Death be not proud, though some have called thee
Mighty and dreadful, for thou art not so;
For those whom thou think’st thou dost overthrow
Die not, poor Death, nor yet canst thou kill me.
From rest and sleep, which but thy pictures be,
Much pleasure; then from thee much more must flow,
And soonest our best men with thee do go,
Rest of their bones, and soul’s delivery.
Thou art slave to Fate, Chance, kings, and desperate men,
And dost with poison, war, and sickness dwell;
And poppy, or charms can make us sleep as well,
And better than thy stroke; why swell’st thou then?
One short sleep past, we wake eternally,
And death shall be no more; Death, thou shalt die.
-John Donne
Donne tells Death to not be proud. Some people have called Death powerful, but Donne claims Death is not. Death may believe he has defeated those who die, but Donne states those people do not truly die because their souls live on in the afterlife. According to Donne and the poem, people who die are only dead momentarily, then they live along with all other spirits in Heaven. This is why Donne claims Death cannot kill him.
Donne presents an argument against the power of death. Addressing Death as a person, the speaker warns Death against pride in his power. Such power is merely an illusion, and the end Death thinks it brings to men and women is in fact a rest from world-weariness for its alleged “victims.” The poet criticizes Death as a slave to other forces: fate, chance, kings, and desperate men. Death is not in control, for a variety of other powers exercise their volition in taking lives. Even in the rest it brings, Death is inferior to drugs. Finally, the speaker predicts the end of Death itself, stating “Death, thou shalt die.”
Donne charts a line of reasoning that explores a different idea in each quatrain. First, Death is not powerful or mighty because he does not kill those he thinks he kills; second, the experience of being dead must be more pleasurable than rest and sleep, which are pleasurable, pale copies of death, and the best people die most readily to hurry to their “soul’s delivery” (“delivery,” a childbearing pun, introduces the idea that the death of the body is a birth for the soul).

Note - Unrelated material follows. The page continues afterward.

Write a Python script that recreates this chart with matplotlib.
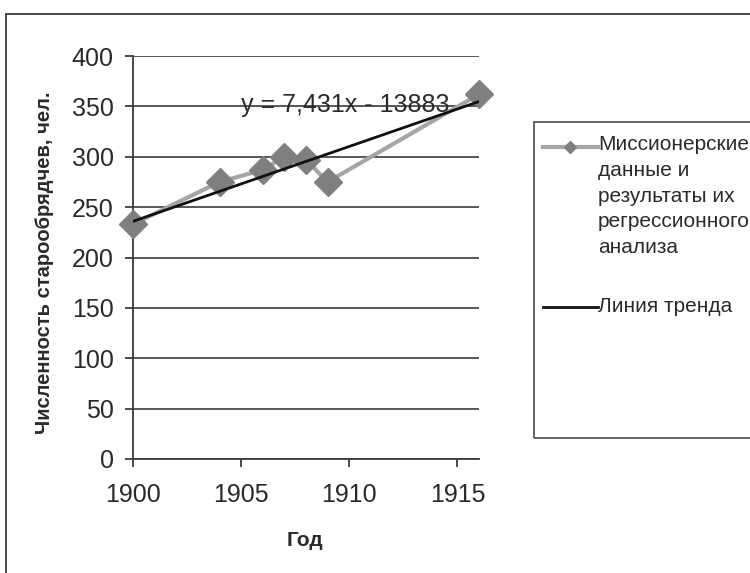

In the third quatrain, the speaker mocks Death’s position: It is inferior to drugs and potions, a slave to fate, chance, kings, and desperate men (each of which deals out death), and lives in the gutter with poison and sickness. In the couplet, the speaker rounds out the idea of the poem, by saying that, if the afterlife is eternal, then upon the moment a person dies, it is really Death that dies to that person and not vice-versa, for that person will never again be subject to Death. This final idea represents the classic metaphysical moment, in which an established idea is turned completely on its head by a seemingly innocuous line of reasoning—the idea that Death could die is startling and counterintuitive but completely sensible in light of Donne’s reasoning. Of course, even in the seventeenth century the idea would not have seemed as startling as many of Donne’s other metaphysical conceits—it is an idea that appears not only in Shakespeare (“And death once dead, there’s no more dying then”) but also in the Bible itself (“The last enemy that shall be destroyed is death,” from I Corinthians).